Curiously, growing up in Ohio, I was nonetheless somehow fascinated by mountains. They arose in my early drawings. On family trips, it didn’t take much for a wooded hill to become a mountain in my mind. An astrologer might argue it has something to do with all the air signs in my chart. Whatever the reasons, a ridge line or summit calls to me.
There were a few tantalizing early encounters in childhood trips to the Great Smokies and eastern Kentucky. My true initiation, however, came at age eleven with a week of backpacking on the Appalachian Trail in Tennessee and North Carolina.
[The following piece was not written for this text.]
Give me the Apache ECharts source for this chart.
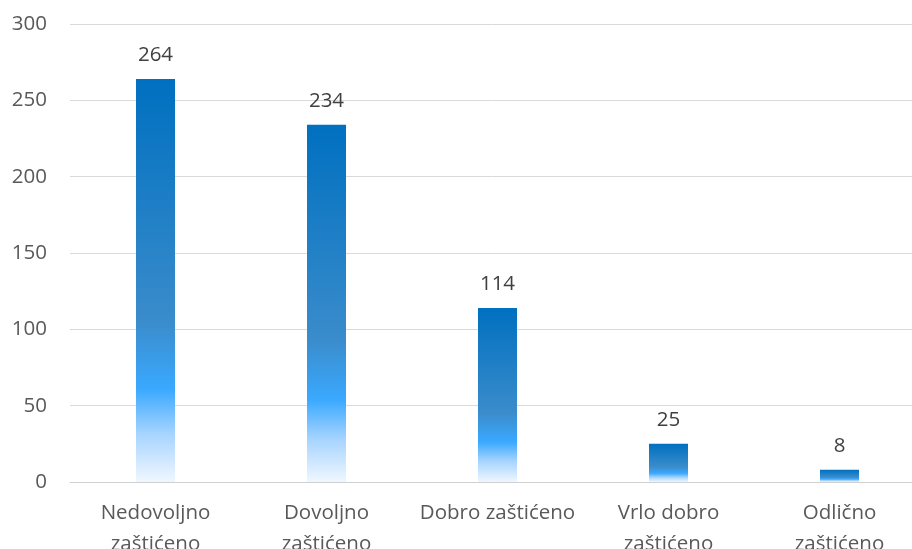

It was miserable and magical, and left lessons for a lifetime.
Still, it wasn’t until after my college graduation that I came to fully appreciate mountains – living, by turns, in the Southern Tier of Upstate New York, the Poconos of Pennsylvania, the Cascades and Olympics of the Pacific Northwest, as well as Maryland (with its Catoctins and access to the Shenandoah Valley) and finally New Hampshire.
Many of my poems arise in some of those experiences over the years.
We could collect them as “By Gully,” playing off Louis Ulrich’s vow to climb Ulrich Couloir to the summit of Mount Stuart (9,415-foot elevation) one final time – “my gully,” as he referred to the trajectory more than four decades after he and two partners established the now basic mountaineering route in July 1933. A climber explores a slope, recognizes the avalanche chutes along the higher crests, approaches summits themselves via passes, gaps, or notches, usually following a streambed. The connection of gullies and mountains is established. By Gully.
Yet that is only half of the equation. Mysticism, as I’ve known it, keeps a foot to the ground, and often a hand or the butt, too. The spiritual journey leads to the mountaintop and back – if you don’t run ahead of your Guide.